The U.S. Supreme Court is finishing up its term, getting ready for its summer break, so its decisions are coming fast now. On June 21, 2019, the U.S. Supreme Court issued a surprising decision affecting regulatory takings, overruling Williamson County Regional Planning Comm’n v. Hamilton Bank of Johnson City. The case, Knick v. Township of Scott, was a close 5-4 decision, with Chief Justice John Roberts writing for the majority.

Since 1985, when Williamson was decided, and then reinforced in 2005 with the Supreme Court’s decision in San Remo Hotel, L.P. v. City and County of San Francisco, 545 U.S. 323, it has been essentially impossible to have a regulatory takings claim heard, let alone won. While a takings claim can be asserted under a federal civil rights law (42 U.S.C. § 1983), which would normally give a plaintiff the ability to go to federal court to pursue its cause of action, Williamson imposed a “ripeness” requirement, making the plaintiff first ask for compensation from the state before it could pursue its federal takings claim.

Because the avenue for asking for compensation from the state is an inverse condemnation suit, and because the Court in San Remo said the findings and conclusions of the state proceedings were essentially final (res judicata) for the civil rights claim, the result was that a state agency or court made findings that killed any takings claim, without that claim ever being heard. Chief Justice Roberts discussed that problem in his decision last Friday, when the Court overruled Williamson.

With Williamson overruled, a plaintiff can go directly to federal court.
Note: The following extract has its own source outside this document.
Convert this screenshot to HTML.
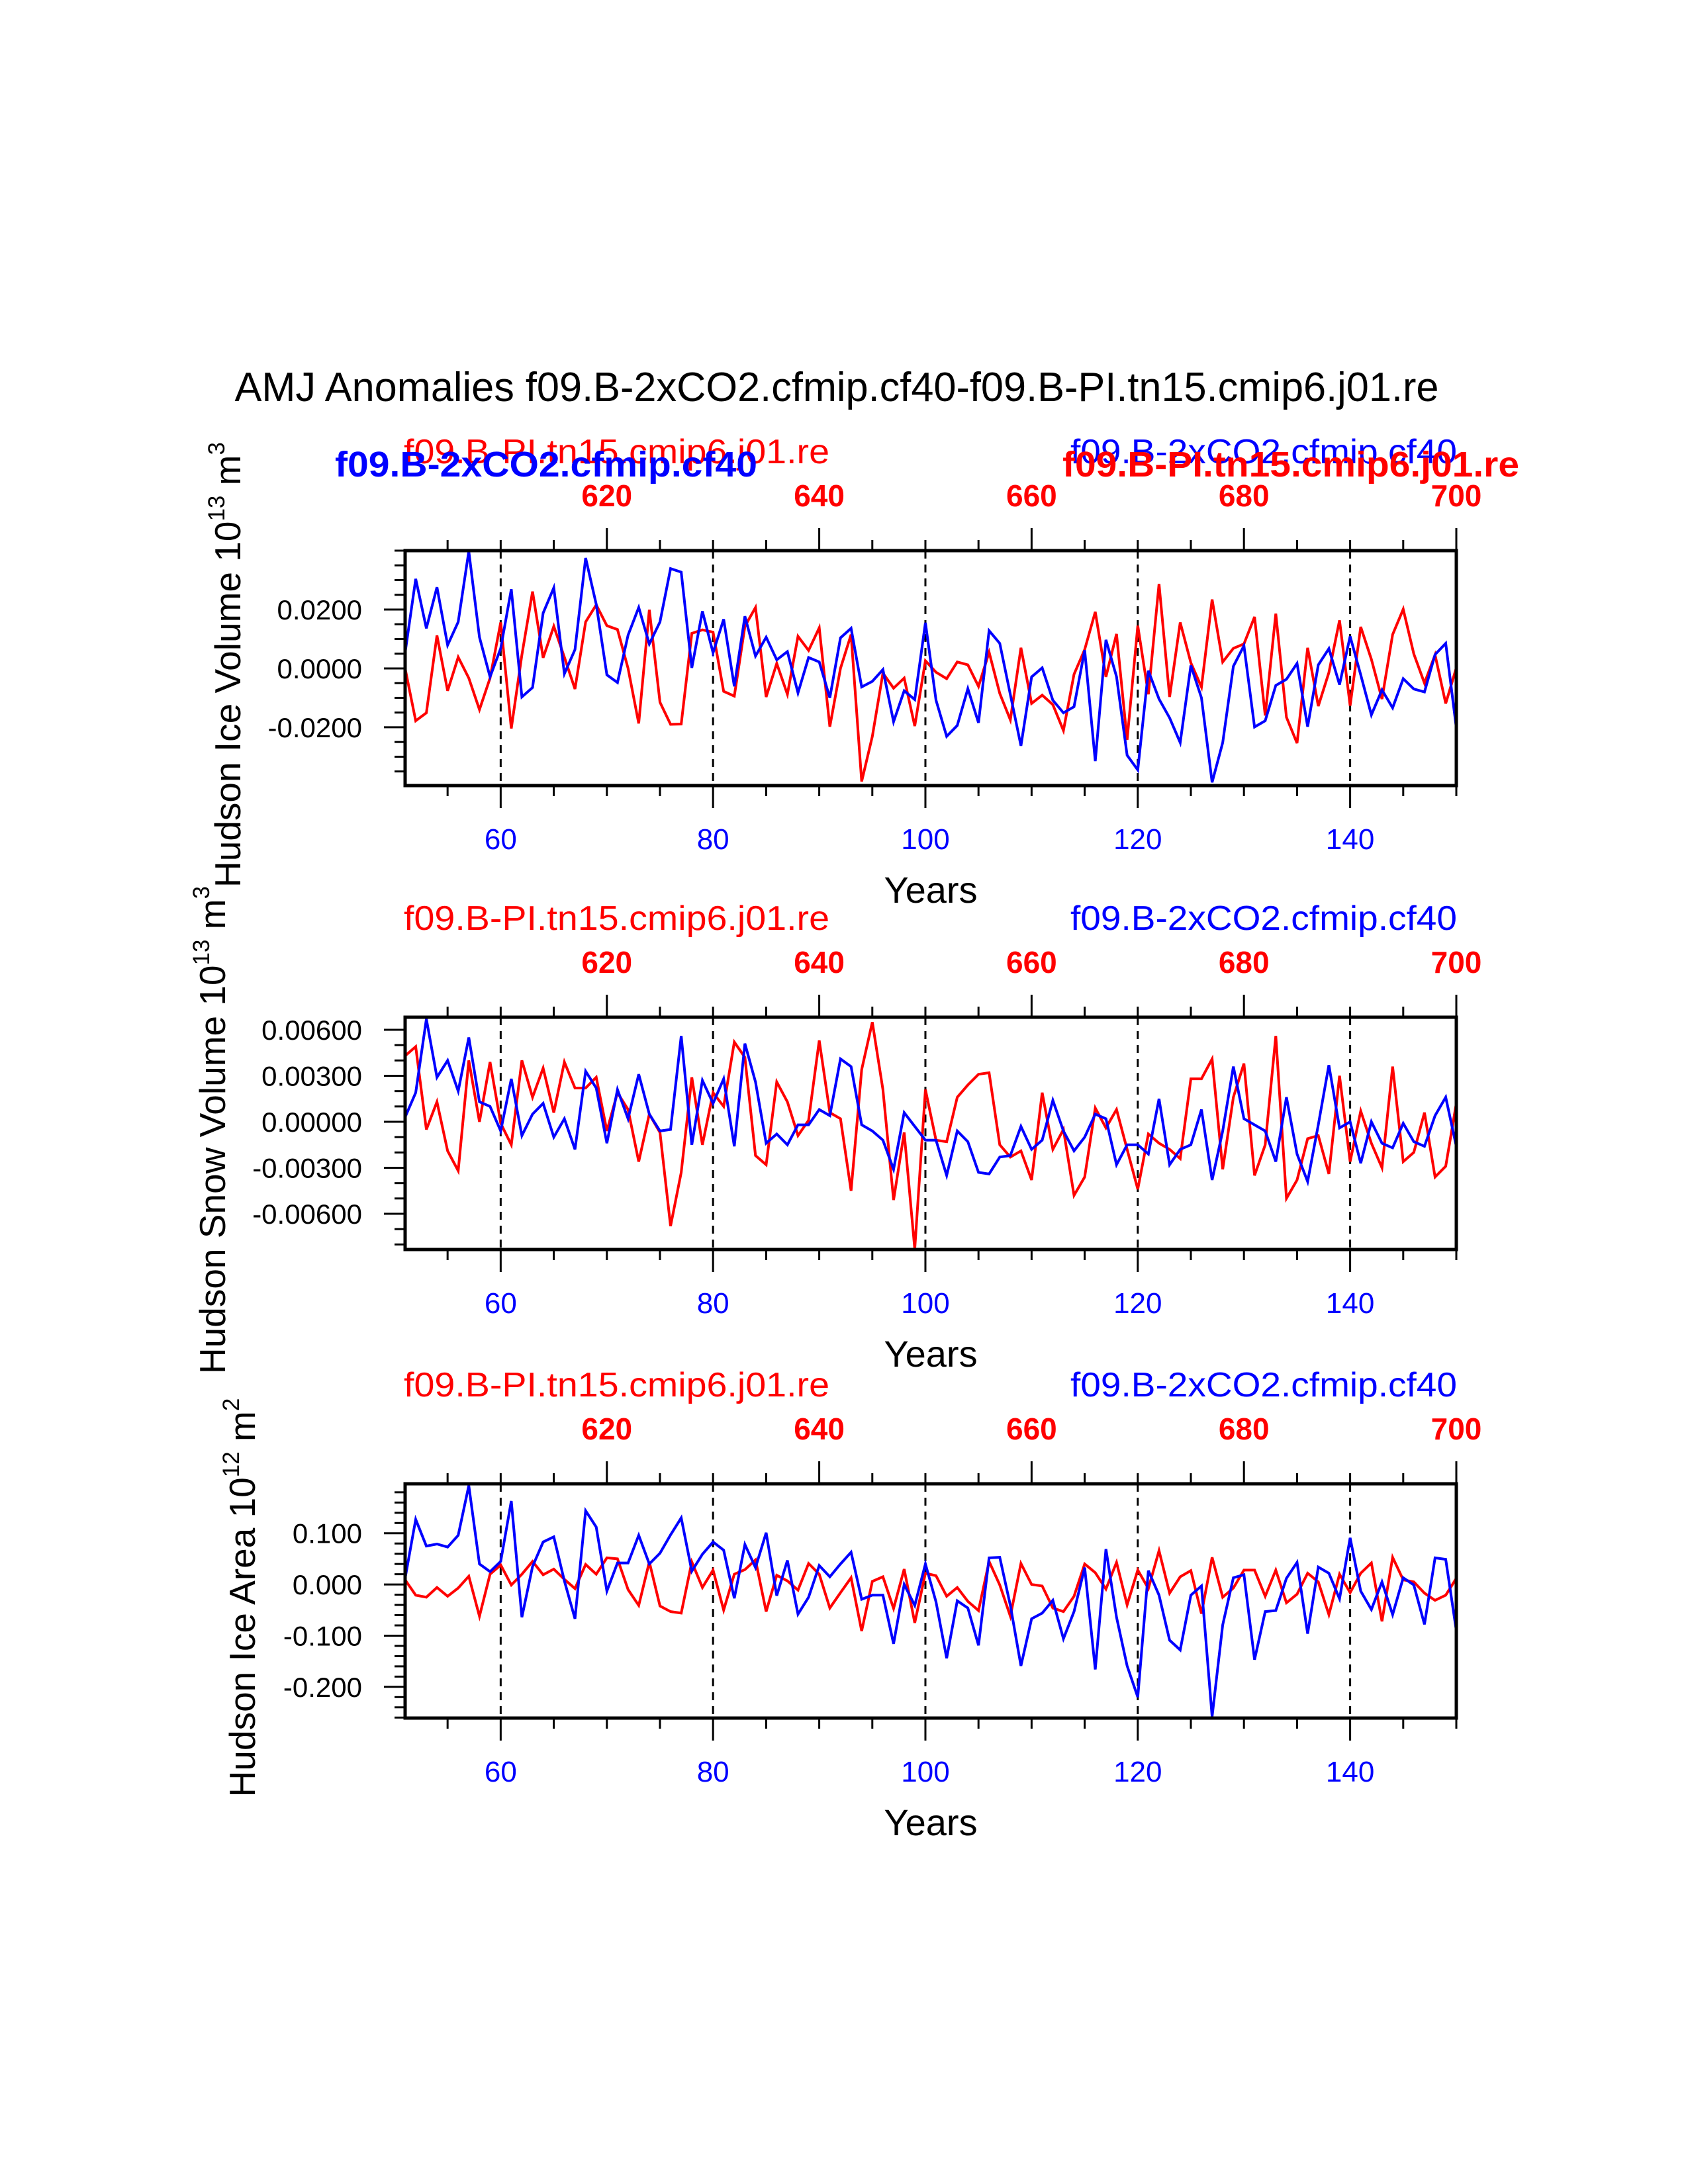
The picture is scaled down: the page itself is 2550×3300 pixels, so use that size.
<!DOCTYPE html>
<html><head><meta charset="utf-8"><title>AMJ Anomalies</title>
<style>html,body{margin:0;padding:0;background:#fff}svg{display:block}text{font-family:"Liberation Sans",Arial,sans-serif}</style>
</head><body>
<svg id="chart" xmlns="http://www.w3.org/2000/svg" width="2550" height="3300" viewBox="0 0 2550 3300">
<rect x="0" y="0" width="2550" height="3300" fill="#fff"/>
<text x="1264" y="606" font-size="62" text-anchor="middle" textLength="1819" lengthAdjust="spacingAndGlyphs">AMJ Anomalies f09.B-2xCO2.cfmip.cf40-f09.B-PI.tn15.cmip6.j01.re</text>
</svg>
<script>
const years = [];
for (let y = 51; y <= 150; y++) years.push(y);
const bottomTickLabels = ["60","80","100","120","140"];
const topTickLabels = ["620","640","660","680","700"];
const iceVolBlue = [0.0053,0.0304,0.0136,0.0276,0.0079,0.0158,0.0398,0.0106,-0.0029,0.0068,
0.0269,-0.0097,-0.0065,0.0188,0.0274,-0.0018,0.0064,0.0375,0.0218,-0.0022,
-0.0048,0.0113,0.0207,0.0083,0.0158,0.0339,0.0327,0.0002,0.0194,0.0053,
0.0167,-0.0061,0.0177,0.0042,0.0106,0.0029,0.0057,-0.0083,0.0037,0.0022,
-0.0100,0.0104,0.0136,-0.0063,-0.0044,-0.0004,-0.0181,-0.0076,-0.0106,0.0155,
-0.0108,-0.0231,-0.0194,-0.0069,-0.0185,0.0128,0.0085,-0.0089,-0.0263,-0.0029,
0.0002,-0.0108,-0.0151,-0.0130,0.0062,-0.0315,0.0097,-0.0028,-0.0295,-0.0345,
-0.0008,-0.0104,-0.0168,-0.0252,0.0010,-0.0100,-0.0387,-0.0252,0.0007,0.0077,
-0.0199,-0.0178,-0.0058,-0.0037,0.0017,-0.0198,0.0012,0.0067,-0.0055,0.0109,
-0.0022,-0.0158,-0.0073,-0.0134,-0.0035,-0.0070,-0.0080,0.0047,0.0085,-0.0202];
const iceVolRed = [0.0,-0.0178,-0.0151,0.0112,-0.0076,0.0038,-0.0033,-0.0140,-0.0033,0.0156,
-0.0204,0.0046,0.0261,0.0036,0.0143,0.0038,-0.0070,0.0158,0.0216,0.0145,
0.0132,0.0,-0.0187,0.0199,-0.0115,-0.0190,-0.0189,0.0119,0.0131,0.0123,
-0.0078,-0.0094,0.0143,0.0207,-0.0097,0.0017,-0.0088,0.0109,0.0061,0.0138,
-0.0198,0.0,0.0115,-0.0384,-0.0231,-0.0016,-0.0067,-0.0033,-0.0196,0.0026,
-0.0013,-0.0035,0.0022,0.0012,-0.0061,0.0055,-0.0085,-0.0175,0.0070,-0.0119,
-0.0091,-0.0123,-0.0211,-0.0020,0.0064,0.0192,-0.0029,0.0117,-0.0243,0.0145,
-0.0088,0.0287,-0.0097,0.0156,0.0019,-0.0063,0.0234,0.0022,0.0068,0.0083,
0.0175,-0.0160,0.0186,-0.0166,-0.0254,0.0070,-0.0128,-0.0014,0.0163,-0.0127,
0.0141,0.0031,-0.0104,0.0115,0.0201,0.0049,-0.0050,0.0046,-0.0119,0.0002];
const snowVolBlue = [0.0003,0.0019,0.0067,0.0029,0.0040,0.0020,0.0055,0.0013,0.0010,-0.0006,
0.0028,-0.0009,0.0005,0.0012,-0.0010,0.0002,-0.0018,0.0033,0.0022,-0.0014,
0.0021,0.0002,0.0031,0.0005,-0.0006,-0.0005,0.0056,-0.0015,0.0027,0.0012,
0.0028,-0.0016,0.0051,0.0026,-0.0014,-0.0008,-0.0015,-0.0002,-0.0002,0.0008,
0.0004,0.0041,0.0036,-0.0002,-0.0006,-0.0012,-0.0031,0.0006,-0.0003,-0.0012,
-0.0012,-0.0035,-0.0006,-0.0013,-0.0033,-0.0034,-0.0023,-0.0022,-0.0003,-0.0018,
-0.0012,0.0014,-0.0006,-0.0019,-0.0010,0.0005,0.0002,-0.0028,-0.0015,-0.0015,
-0.0021,0.0015,-0.0028,-0.0018,-0.0015,0.0008,-0.0038,-0.0006,0.0036,0.0002,
-0.0002,-0.0006,-0.0026,0.0016,-0.0021,-0.0039,-0.0002,0.0037,-0.0004,0.0,
-0.0027,0.0,-0.0014,-0.0017,-0.0001,-0.0013,-0.0016,0.0004,0.0016,-0.0016];
const snowVolRed = [0.0043,0.0049,-0.0005,0.0013,-0.0019,-0.0032,0.0040,0.0,0.0039,-0.0001,
-0.0015,0.0040,0.0016,0.0035,0.0006,0.0039,0.0022,0.0022,0.0029,-0.0006,
0.0019,0.0008,-0.0026,0.0005,-0.0007,-0.0068,-0.0033,0.0029,-0.0015,0.0019,
0.0010,0.0052,0.0042,-0.0022,-0.0028,0.0026,0.0013,-0.0009,0.0001,0.0053,
0.0006,0.0002,-0.0045,0.0034,0.0065,0.0021,-0.0051,-0.0007,-0.0083,0.0021,
-0.0012,-0.0013,0.0016,0.0024,0.0031,0.0032,-0.0015,-0.0023,-0.0019,-0.0038,
0.0019,-0.0018,-0.0005,-0.0048,-0.0036,0.0009,-0.0004,0.0008,-0.0018,-0.0044,
-0.0008,-0.0014,-0.0018,-0.0024,0.0028,0.0028,0.0041,-0.0031,0.0016,0.0038,
-0.0035,-0.0015,0.0056,-0.0050,-0.0038,-0.0011,-0.0009,-0.0034,0.0030,-0.0026,
0.0007,-0.0014,-0.0030,0.0036,-0.0026,-0.0020,0.0006,-0.0036,-0.0029,0.0012];
const iceAreaBlue = [0.012,0.127,0.075,0.079,0.073,0.096,0.193,0.040,0.025,0.045,
0.163,-0.064,0.035,0.083,0.093,0.007,-0.067,0.144,0.112,-0.013,
0.042,0.042,0.096,0.040,0.061,0.097,0.130,0.026,0.059,0.083,
0.067,-0.027,0.078,0.033,0.101,-0.022,0.047,-0.058,-0.025,0.037,
0.015,0.040,0.063,-0.029,-0.021,-0.021,-0.116,0.0,-0.041,0.040,
-0.034,-0.144,-0.032,-0.046,-0.119,0.052,0.053,-0.041,-0.159,-0.067,
-0.056,-0.031,-0.106,-0.053,0.033,-0.166,0.069,-0.064,-0.159,-0.220,
0.027,-0.021,-0.109,-0.128,-0.021,-0.003,-0.258,-0.079,0.013,0.019,
-0.147,-0.053,-0.051,0.012,0.043,-0.096,0.034,0.022,-0.028,0.091,
-0.013,-0.049,0.005,-0.059,0.013,-0.001,-0.078,0.052,0.049,-0.090];
const iceAreaRed = [0.009,-0.021,-0.025,-0.006,-0.023,-0.007,0.016,-0.062,0.020,0.038,
-0.001,0.020,0.045,0.019,0.030,0.010,-0.008,0.039,0.020,0.052,
0.050,-0.010,-0.041,0.044,-0.042,-0.053,-0.056,0.044,-0.006,0.028,
-0.050,0.020,0.029,0.048,-0.053,0.018,0.007,-0.011,0.041,0.020,
-0.046,-0.016,0.013,-0.091,0.006,0.015,-0.047,0.030,-0.075,0.022,
0.017,-0.023,-0.006,-0.033,-0.051,0.045,-0.001,-0.062,0.041,0.0,
-0.003,-0.046,-0.053,-0.023,0.040,0.023,-0.009,0.043,-0.040,0.028,
-0.008,0.066,-0.017,0.015,0.027,-0.057,0.053,-0.025,-0.007,0.028,
0.028,-0.023,0.028,-0.036,-0.019,0.022,0.005,-0.059,0.020,-0.016,
0.022,0.042,-0.072,0.053,0.009,0.005,-0.017,-0.031,-0.021,0.012];
const iceVolTicks = [0.02, 0, -0.02];
const iceVolTickLabels = ["0.0200","0.0000","-0.0200"];
const snowVolTicks = [0.006, 0.003, 0, -0.003, -0.006];
const snowVolTickLabels = ["0.00600","0.00300","0.00000","-0.00300","-0.00600"];
const iceAreaTicks = [0.1, 0, -0.1, -0.2];
const iceAreaTickLabels = ["0.100","0.000","-0.100","-0.200"];

const NS = "http://www.w3.org/2000/svg";
const svg = document.getElementById("chart");
const X0 = 612, X1 = 2200, YMIN = 51, YMAX = 150;
function xScale(yr){ return X0 + (yr - YMIN) * (X1 - X0) / (YMAX - YMIN); }
function mk(tag, attrs, parent){
  const e = document.createElementNS(NS, tag);
  for (const k in attrs) e.setAttribute(k, attrs[k]);
  (parent || svg).appendChild(e);
  return e;
}

const panels = [
  {key:"ice-volume", top:832, bottom:1187, vmin:-0.0398, vmax:0.040, minor:0.005, blue:iceVolBlue, red:iceVolRed,
   ticks:iceVolTicks, tickLabels:iceVolTickLabels, title:["Hudson Ice Volume 10","13"," m","3"], titleX:363, extraHeaders:true},
  {key:"snow-volume", top:1537, bottom:1888, vmin:-0.00833, vmax:0.00682, minor:0.001, blue:snowVolBlue, red:snowVolRed,
   ticks:snowVolTicks, tickLabels:snowVolTickLabels, title:["Hudson Snow Volume 10","13"," m","3"], titleX:340, extraHeaders:false},
  {key:"ice-area", top:2242, bottom:2596, vmin:-0.261, vmax:0.1966, minor:0.02, blue:iceAreaBlue, red:iceAreaRed,
   ticks:iceAreaTicks, tickLabels:iceAreaTickLabels, title:["Hudson Ice Area 10","12"," m","2"], titleX:385, extraHeaders:false}
];

panels.forEach((p, pi) => {
  const g = mk("g", {});
  
  
  const yScale = v => p.bottom - (v - p.vmin) * (p.bottom - p.top) / (p.vmax - p.vmin);
  const clipId = "clip" + pi;
  const cp = mk("clipPath", {id: clipId}, g);
  mk("rect", {x:X0, y:p.top, width:X1-X0, height:p.bottom-p.top}, cp);

  [60,80,100,120,140].forEach(yr => {
    const l = mk("line", {x1:xScale(yr), x2:xScale(yr), y1:p.top, y2:p.bottom, stroke:"#000", "stroke-width":3, "stroke-dasharray":"12 9"}, g);
    
    
  });

  const mkLine = (vals, color, name) => {
    const d = vals.map((v, i) => (i ? "L" : "M") + xScale(years[i]).toFixed(1) + " " + yScale(v).toFixed(1)).join("");
    const path = mk("path", {d:d, fill:"none", stroke:color, "stroke-width":4, "stroke-linejoin":"miter", "clip-path":"url(#" + clipId + ")"}, g);
    
    
  };
  mkLine(p.red, "#ff0000", p.key + "-pi-series");
  mkLine(p.blue, "#0000ff", p.key + "-2xco2-series");

  const fr = mk("rect", {x:X0, y:p.top, width:X1-X0, height:p.bottom-p.top, fill:"none", stroke:"#000", "stroke-width":5}, g);
  
  

  for (let yr = 55; yr <= 150; yr += 5) {
    const x = xScale(yr);
    const bMajor = (yr % 20 === 0);
    mk("line", {x1:x, x2:x, y1:p.bottom, y2:p.bottom + (bMajor ? 34 : 16), stroke:"#000", "stroke-width":3}, g);
    const tMajor = ((yr - 70) % 20 === 0) && yr >= 70;
    mk("line", {x1:x, x2:x, y1:p.top, y2:p.top - (tMajor ? 34 : 16), stroke:"#000", "stroke-width":3}, g);
  }
  bottomTickLabels.forEach((lab, i) => {
    const t = mk("text", {x:xScale(60 + 20*i), y:p.bottom + 96, "font-size":44, fill:"#0000ff", "text-anchor":"middle"}, g);
    t.textContent = lab;
    
    
  });
  topTickLabels.forEach((lab, i) => {
    const t = mk("text", {x:xScale(70 + 20*i), y:p.top - 67, "font-size":46, "font-weight":"bold", fill:"#ff0000", "text-anchor":"middle"}, g);
    t.textContent = lab;
    
    
  });

  const nMin = Math.ceil(p.vmin / p.minor - 1e-6), nMax = Math.floor(p.vmax / p.minor + 1e-6);
  for (let n = nMin; n <= nMax; n++) {
    const v = n * p.minor;
    const major = p.ticks.some(t => Math.abs(t - v) < p.minor / 10);
    const y = yScale(v);
    mk("line", {x1:X0, x2:X0 - (major ? 32 : 16), y1:y, y2:y, stroke:"#000", "stroke-width":3}, g);
  }
  p.ticks.forEach((v, i) => {
    const t = mk("text", {x:547, y:yScale(v) + 15, "font-size":42, "text-anchor":"end", fill:"#000"}, g);
    t.textContent = p.tickLabels[i];
    
    
  });

  const cy = (p.top + p.bottom) / 2 - 5;
  const yt = mk("text", {x:0, y:0, "font-size":55, "text-anchor":"middle", fill:"#000",
    transform:"translate(" + p.titleX + "," + cy + ") rotate(-90)"}, g);
  
  
  const parts = p.title;
  const s1 = mk("tspan", {}, yt); s1.textContent = parts[0];
  const s2 = mk("tspan", {"font-size":35, dy:-24}, yt); s2.textContent = parts[1];
  const s3 = mk("tspan", {dy:24}, yt); s3.textContent = parts[2];
  const s4 = mk("tspan", {"font-size":35, dy:-24}, yt); s4.textContent = parts[3];

  const xt = mk("text", {x:1406, y:p.bottom + 177, "font-size":56, "text-anchor":"middle", fill:"#000"}, g);
  xt.textContent = "Years";
  
  

  const off = p.top - 832;
  const h1 = mk("text", {x:610, y:700 + off, "font-size":52, fill:"#ff0000", textLength:643, lengthAdjust:"spacingAndGlyphs"}, g);
  h1.textContent = "f09.B-PI.tn15.cmip6.j01.re";
  
  
  const h2 = mk("text", {x:1617, y:700 + off, "font-size":52, fill:"#0000ff", textLength:584, lengthAdjust:"spacingAndGlyphs"}, g);
  h2.textContent = "f09.B-2xCO2.cfmip.cf40";
  
  
  if (p.extraHeaders) {
    const h3 = mk("text", {x:506, y:720, "font-size":54, "font-weight":"bold", fill:"#0000ff", textLength:638, lengthAdjust:"spacingAndGlyphs"}, g);
    h3.textContent = "f09.B-2xCO2.cfmip.cf40";
    
    
    const h4 = mk("text", {x:1605, y:720, "font-size":54, "font-weight":"bold", fill:"#ff0000", textLength:690, lengthAdjust:"spacingAndGlyphs"}, g);
    h4.textContent = "f09.B-PI.tn15.cmip6.j01.re";
    
    
  }
});
</script>
</body></html>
The opinion from Chief Justice Roberts is also encouraging for those supporting takings rights as a general matter, because Chief Justice Roberts said: “Fidelity to the Takings Clause and our cases construing it requires overruling Williamson County and restoring takings claims to the full-fledged constitutional status the Framers envisioned when they included the Clause among the other protections in the Bill of Rights.”

Knick doesn’t change the substance of takings law; it will still be very hard to prove a regulatory taking. But the immediate takeaway, at least in Maine, is if you have a regulatory taking claim, file your claim in federal court as a civil rights claim. Maine Law Court precedent suggests it will never find that a regulatory taking has occurred, and perhaps the U.S. District Court judges in Maine will take a similarly narrow view. But in the wake of Knick there is at least some hope. So if a regulatory action significantly diminishes the value of your property, this decision removes one large impediment to pursuing your constitutional claim.